My approach to Klingon:

  1. I start simple - the warrior/assault rifle version of whatever I am playing. That way I have some sort of benchmark. It also helps me get over the analysis-paralysis of optimizing where to start.

  2. Documentation - I love having good resources on hand, especially written ones. I am usually the one printing manuals so I can read them in my spare time. Something about having a physical object helps me anchor my thinking and learn new things.

    I agree there’s a tipping point though. If everything is a punt to YouTube/Wikis then why bother?

  3. Streaming is also a way for me to learn from my betters. That helped me with They are Billions

No matter how complex a game may seem at first, I’ve found just spending some time with it dissolves that into something I can click with if I give a solid effort. I’ve found, however, that watching a Let’s Play from someone online that knows what they are doing really alleviates almost all my confusion. As such, I don’t feel like this has been an issue for me for years, and actually I’ve found some games I just delight in that I’d have never touched say 5 or 6 years ago!

I don’t play as many crazy complex strategy and 4X games as I used to, but I can tell you one thing that I’ll drop like a sack of hot pianos: a bad control scheme. I’ve lived through enough of that crap - the crazy flying controls of Gunvalkyrie, the tank controls of the early Resident Evils, the weird handle-like-a-truck third person controls of most Rockstar games, plus the Witcher 3. And I just don’t have the patience for it anymore.
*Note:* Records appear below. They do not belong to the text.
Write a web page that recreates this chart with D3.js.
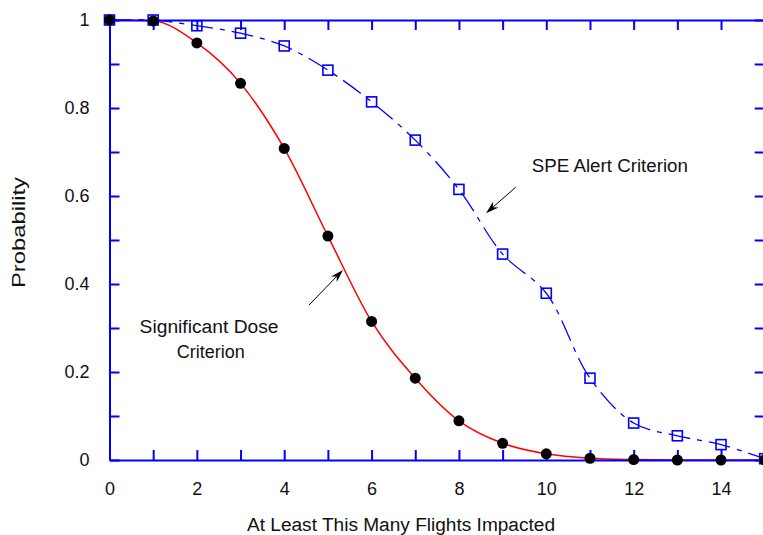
<!DOCTYPE html>
<html>
<head>
<meta charset="utf-8">
<script src="https://cdn.jsdelivr.net/npm/d3@7"></script>
<style>
  body { margin: 0; background: #fff; }
  text { font-family: "Liberation Sans", Arial, sans-serif; fill: #111; }
</style>
</head>
<body>
<svg id="chart" width="763" height="535"></svg>
<script>
// values
const flights = [0, 1, 2, 3, 4, 5, 6, 7, 8, 9, 10, 11, 12, 13, 14, 15];
const doseProb = [1, 0.998, 0.948, 0.856, 0.708, 0.509, 0.315, 0.186, 0.089, 0.038, 0.014, 0.004, 0.001, 0, 0, 0];
const speProb = [1, 1, 0.987, 0.97, 0.941, 0.886, 0.814, 0.727, 0.615, 0.468, 0.379, 0.186, 0.084, 0.055, 0.035, 0.003];
const xLabels = [0, 2, 4, 6, 8, 10, 12, 14];
const yLabels = [0, 0.2, 0.4, 0.6, 0.8, 1];

// annotation text / arrows, in data units
const notes = [
  { text: "SPE Alert Criterion", x: 9.67, y: 0.655, anchor: "start", len: 156 },
  { text: "Significant Dose", x: 2.28, y: 0.289, anchor: "middle", len: 139 },
  { text: "Criterion", x: 2.32, y: 0.231, anchor: "middle", len: 68 }
];
const arrows = [
  { x1: 9.30, y1: 0.62, x2: 8.62, y2: 0.561 },
  { x1: 4.567, y1: 0.352, x2: 5.345, y2: 0.432 }
];

const BLUE = '#0000ff';
const RED = '#ff0000';

const svg = d3.select('#chart');
const x = d3.scaleLinear().domain([0, 15]).range([109.5, 764.7]);
const y = d3.scaleLinear().domain([0, 1]).range([460, 20]);

const dose = flights.map((f, i) => ({ f: f, p: doseProb[i] }));
const spe = flights.map((f, i) => ({ f: f, p: speProb[i] }));

const doseLine = d3.line()
    .x(d => x(d.f))
    .y(d => y(d.p))
    .curve(d3.curveMonotoneX);
const speLine = d3.line()
    .x(d => x(d.f))
    .y(d => y(d.p))
    .curve(d3.curveCatmullRom.alpha(0.5));

// curves
svg.append('path')
    .datum(spe)
    .attr('d', speLine)
    .attr('fill', 'none')
    .attr('stroke', BLUE)
    .attr('stroke-width', 1.3)
    .attr('stroke-dasharray', '22,7,5,7');

svg.append('path')
    .datum(dose)
    .attr('d', doseLine)
    .attr('fill', 'none')
    .attr('stroke', RED)
    .attr('stroke-width', 1.5);

// axes
function styleAxis(g) {
    g.selectAll('path.domain').attr('stroke', BLUE).attr('stroke-width', 2);
    g.selectAll('.tick line').attr('stroke', BLUE).attr('stroke-width', 2);
    g.selectAll('.tick text')
        .attr('font-size', 18)
        .attr('font-family', '"Liberation Sans", Arial, sans-serif')
        .attr('fill', '#111');
}

svg.append('g')
    .attr('transform', `translate(0,${y(0)})`)
    .call(d3.axisBottom(x).ticks(15).tickSizeInner(-10).tickSizeOuter(0).tickPadding(22)
        .tickFormat(d => xLabels.includes(d) ? d : ''))
    .call(styleAxis);

svg.append('g')
    .attr('transform', `translate(0,${y(1)})`)
    .call(d3.axisTop(x).ticks(15).tickSizeInner(-10).tickSizeOuter(0).tickFormat(''))
    .call(styleAxis);

svg.append('g')
    .attr('transform', `translate(${x(0)},0)`)
    .call(d3.axisLeft(y).ticks(10).tickSizeInner(-10).tickSizeOuter(0).tickPadding(20)
        .tickFormat(d => yLabels.some(v => Math.abs(v - d) < 1e-9) ? d3.format('~g')(d) : ''))
    .call(styleAxis);

svg.append('g')
    .attr('transform', `translate(${x(15)},0)`)
    .call(d3.axisRight(y).ticks(10).tickSizeInner(-10).tickSizeOuter(0).tickFormat(''))
    .call(styleAxis);

// markers
svg.selectAll('rect.spe')
    .data(spe)
    .join('rect')
    .attr('class', 'spe')
    .attr('x', d => x(d.f) - 5)
    .attr('y', d => y(d.p) - 5)
    .attr('width', 10)
    .attr('height', 10)
    .attr('fill', 'none')
    .attr('stroke', BLUE)
    .attr('stroke-width', 1.6);

svg.selectAll('circle.dose')
    .data(dose)
    .join('circle')
    .attr('class', 'dose')
    .attr('cx', d => x(d.f))
    .attr('cy', d => y(d.p))
    .attr('r', 5.5)
    .attr('fill', '#000');

// annotations
svg.selectAll('text.note')
    .data(notes)
    .join('text')
    .attr('class', 'note')
    .attr('x', d => x(d.x))
    .attr('y', d => y(d.y))
    .attr('text-anchor', d => d.anchor)
    .attr('font-size', 18)
    .attr('textLength', d => d.len)
    .attr('lengthAdjust', 'spacingAndGlyphs')
    .text(d => d.text);

arrows.forEach(a => {
    const x1 = x(a.x1), y1 = y(a.y1), x2 = x(a.x2), y2 = y(a.y2);
    const ang = Math.atan2(y2 - y1, x2 - x1);
    const L = 13, W = 4;
    const bx = x2 - L * Math.cos(ang), by = y2 - L * Math.sin(ang);
    const nx = x2 - (L - 4) * Math.cos(ang), ny = y2 - (L - 4) * Math.sin(ang);
    const px = -Math.sin(ang) * W, py = Math.cos(ang) * W;
    svg.append('line')
        .attr('x1', x1).attr('y1', y1).attr('x2', nx).attr('y2', ny)
        .attr('stroke', '#000').attr('stroke-width', 1);
    svg.append('path')
        .attr('d', `M${x2},${y2}L${bx + px},${by + py}L${nx},${ny}L${bx - px},${by - py}Z`)
        .attr('fill', '#000');
});

// axis titles
svg.append('text')
    .attr('x', 401)
    .attr('y', 530.5)
    .attr('text-anchor', 'middle')
    .attr('font-size', 18)
    .attr('textLength', 308)
    .attr('lengthAdjust', 'spacingAndGlyphs')
    .text('At Least This Many Flights Impacted');

svg.append('text')
    .attr('transform', 'translate(25,232.5) rotate(-90)')
    .attr('text-anchor', 'middle')
    .attr('font-size', 18)
    .attr('textLength', 111)
    .attr('lengthAdjust', 'spacingAndGlyphs')
    .text('Probability');
</script>
</body>
</html>
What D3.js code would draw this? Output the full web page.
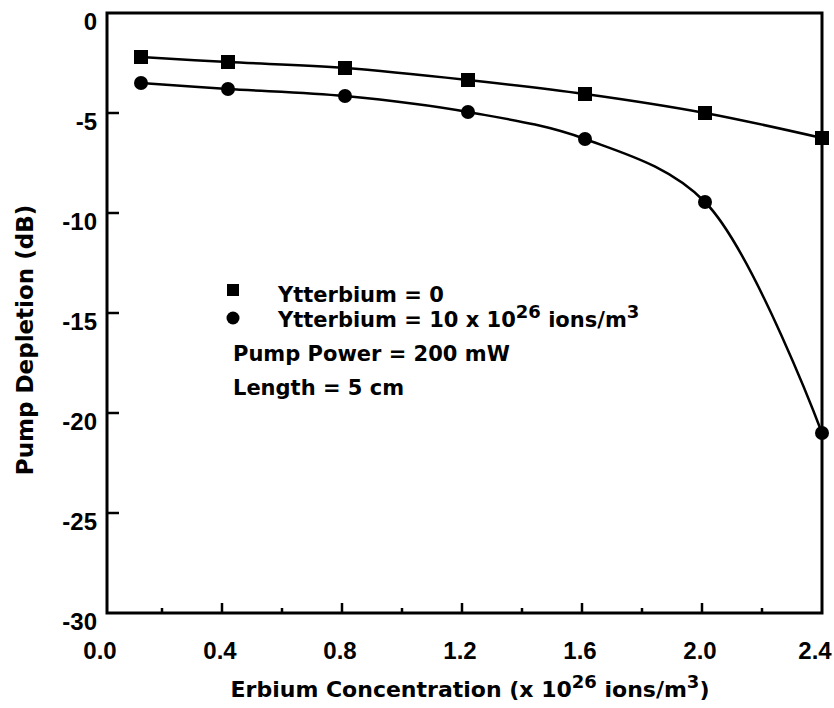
<!DOCTYPE html>
<html lang="en">
<head>
<meta charset="utf-8">
<title>Pump Depletion vs Erbium Concentration</title>
<style>
  body { margin: 0; background: #fff; }
  text { font-family: "DejaVu Sans", sans-serif; font-weight: bold; fill: #000; }
  text.tick-label { font-family: "Liberation Sans", Arial, sans-serif; font-size: 24px; }
  .frame { fill: none; stroke: #000; stroke-width: 3; }
  .curve { fill: none; stroke: #000; stroke-width: 2.5; }
</style>
<script src="https://d3js.org/d3.v7.min.js"></script>
</head>
<body>
<script>
// data
const erbium = [0.13, 0.42, 0.81, 1.22, 1.61, 2.01, 2.40];
const ybZero = [-2.2, -2.45, -2.75, -3.35, -4.05, -5.0, -6.25];
const ybTen = [-3.5, -3.8, -4.15, -4.95, -6.3, -9.45, -21.0];
const xTicks = [0.0, 0.4, 0.8, 1.2, 1.6, 2.0, 2.4];
const xMinor = [0.2, 0.6, 1.0, 1.4, 1.8, 2.2];
const yTicks = [0, -5, -10, -15, -20, -25, -30];

const width = 834, height = 708;
const svg = d3.select("body").append("svg")
    .attr("width", width)
    .attr("height", height);

const x = d3.scaleLinear().domain([0, 2.4]).range([102, 822]);
const y = d3.scaleLinear().domain([-30, 0]).range([613, 13]);
const frameLeft = 107;

// frame
svg.append("rect").attr("class", "frame")
    .attr("x", frameLeft).attr("y", y(0))
    .attr("width", x(2.4) - frameLeft).attr("height", y(-30) - y(0));

// x ticks pointing inward
svg.append("g").selectAll("line").data(xTicks.slice(1, -1)).enter()
    .append("line")
    .attr("x1", d => x(d)).attr("x2", d => x(d))
    .attr("y1", y(-30)).attr("y2", y(-30) - 10)
    .attr("stroke", "#000").attr("stroke-width", 2.5);
svg.append("g").selectAll("line").data(xMinor).enter()
    .append("line")
    .attr("x1", d => x(d)).attr("x2", d => x(d))
    .attr("y1", y(-30)).attr("y2", y(-30) - 5)
    .attr("stroke", "#000").attr("stroke-width", 2.5);
svg.append("g").selectAll("text").data(xTicks).enter()
    .append("text")
    .attr("class", "tick-label")
    .attr("x", d => Math.min(x(d) - 2, width - 19)).attr("y", 659)
    .attr("text-anchor", "middle")
    .text(d => d3.format(".1f")(d));

// y ticks
svg.append("g").selectAll("line").data(yTicks.slice(1, -1)).enter()
    .append("line")
    .attr("x1", frameLeft).attr("x2", frameLeft + 12)
    .attr("y1", d => y(d)).attr("y2", d => y(d))
    .attr("stroke", "#000").attr("stroke-width", 2.5);
svg.append("g").selectAll("text").data(yTicks).enter()
    .append("text")
    .attr("class", "tick-label")
    .attr("x", 97).attr("y", d => y(d) + 17)
    .attr("text-anchor", "end")
    .text(d => d === 0 ? "0" : "-" + Math.abs(d));

// axis titles
const xt = svg.append("text")
    .attr("x", 470).attr("y", 697)
    .attr("text-anchor", "middle")
    .style("font-size", "22px");
xt.append("tspan").text("Erbium Concentration (x 10");
xt.append("tspan").attr("dy", -9).style("font-size", "18px").text("26");
xt.append("tspan").attr("dy", 9).text(" ions/m");
xt.append("tspan").attr("dy", -9).style("font-size", "18px").text("3");
xt.append("tspan").attr("dy", 9).text(")");

svg.append("text")
    .attr("transform", "translate(33,340) rotate(-90)")
    .attr("text-anchor", "middle")
    .style("font-size", "23px")
    .text("Pump Depletion (dB)");

// curves
const line = d3.line().x(d => x(d[0])).y(d => y(d[1])).curve(d3.curveCatmullRom.alpha(0.5));
const s0 = erbium.map((e, i) => [e, ybZero[i]]);
const s1 = erbium.map((e, i) => [e, ybTen[i]]);
svg.append("path").attr("class", "curve").attr("d", line(s0));
svg.append("path").attr("class", "curve").attr("d", line(s1));

svg.append("g").selectAll("rect").data(s0).enter()
    .append("rect")
    .attr("x", d => x(d[0]) - 7).attr("y", d => y(d[1]) - 7)
    .attr("width", 14).attr("height", 14)
    .attr("fill", "#000");
svg.append("g").selectAll("circle").data(s1).enter()
    .append("circle")
    .attr("cx", d => x(d[0])).attr("cy", d => y(d[1]))
    .attr("r", 7).attr("fill", "#000");

// legend
const lg = svg.append("g").style("font-size", "21px");
lg.append("rect").attr("x", 227).attr("y", 284).attr("width", 12).attr("height", 12).attr("fill", "#000");
lg.append("circle").attr("cx", 233).attr("cy", 318).attr("r", 6.5).attr("fill", "#000");
lg.append("text").attr("x", 278).attr("y", 302).text("Ytterbium = 0");
const l2 = lg.append("text").attr("x", 278).attr("y", 327);
l2.append("tspan").text("Ytterbium = 10 x 10");
l2.append("tspan").attr("dy", -9).style("font-size", "18px").text("26");
l2.append("tspan").attr("dy", 9).text(" ions/m");
l2.append("tspan").attr("dy", -9).style("font-size", "18px").text("3");
lg.append("text").attr("x", 233).attr("y", 361).text("Pump Power = 200 mW");
lg.append("text").attr("x", 233).attr("y", 395).text("Length = 5 cm");
</script>
</body>
</html>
Wow! This topic triggers me! I agree so much with most of the comments here, in particular, AI War, Kerbal Space Program, and nearly all Paradox games. I’m pretty sure I’ve stated before that if I “NEED” to watch a YouTube video or read a Wiki article just to understand how to play your game, you have FAILED! I’m very happy for those who have the time to spend learning such things, but I do not, and I question the value of spending said time learning how to play a game. Games should be fun and easy to learn to play. Personally, my time spent “learning” to play some games have most definitely NOT been worth the effort; AI War, and Europa Universalis 4 come to mind. These are only some examples, but this has made me very much apposed to even trying new games that seem to have that dreaded “high-learning-curve”.

I give Kerbal Space Program credit for at least giving you a taste of what it’s like in the tutorial. You build a simple rocket and shoot it off and see how far up it goes. It’s enough for me to know that learning how to play will be worth it. In Crusader Kings 2, I start it up and I’m immediately overwhelmed by all kinds of information that I can’t even begin to understand.

Antichamber. I debated getting it for a while. I read non-spoiler explanations. So I finally pulled the trigger. After a while I started reading spoilers. Eventually I walked away. I was more annoyed at myself than the ‘game’. I felt like my mind was too crystallized to wrap around it. A fault of age, no doubt.

How do you feel when a new game looks like Klingon to you?

Absolutely fantastic.

Usually…

Seriously though, I love learning new interfaces. I’m still trying to wrap my head around Europa Universalis IV and Crusader Kings II, but for some reason had no issue with LOGistICAL.

That cracked me up.

My backlog is littered with games like this. Star Ruler 2, Distant Worlds Universe, etc.

At this point in life I’m all about the “easy to learn hard to master” games.

This is how I am. I’ll just sit down and start trying to play.

If it starts making sense I’ll usually snowball into knowing how to play just fine, eventually. If things have no consistency, make no sense, or very important things seem to be intentionally left off tool tips (difficulty via obscurity) I have less patience.

Now that I fully understand the Endless Space 2 interface I’m really enjoying it, and I didn’t mind the time it took me to learn it as much as I thought it would (mostly because once I got past the restrictive weird beginner tutorial that wasn’t like a normal tutorial the game really opened up). Lots of amazing information presented in unique ways I wish other developers would use (Firaxis).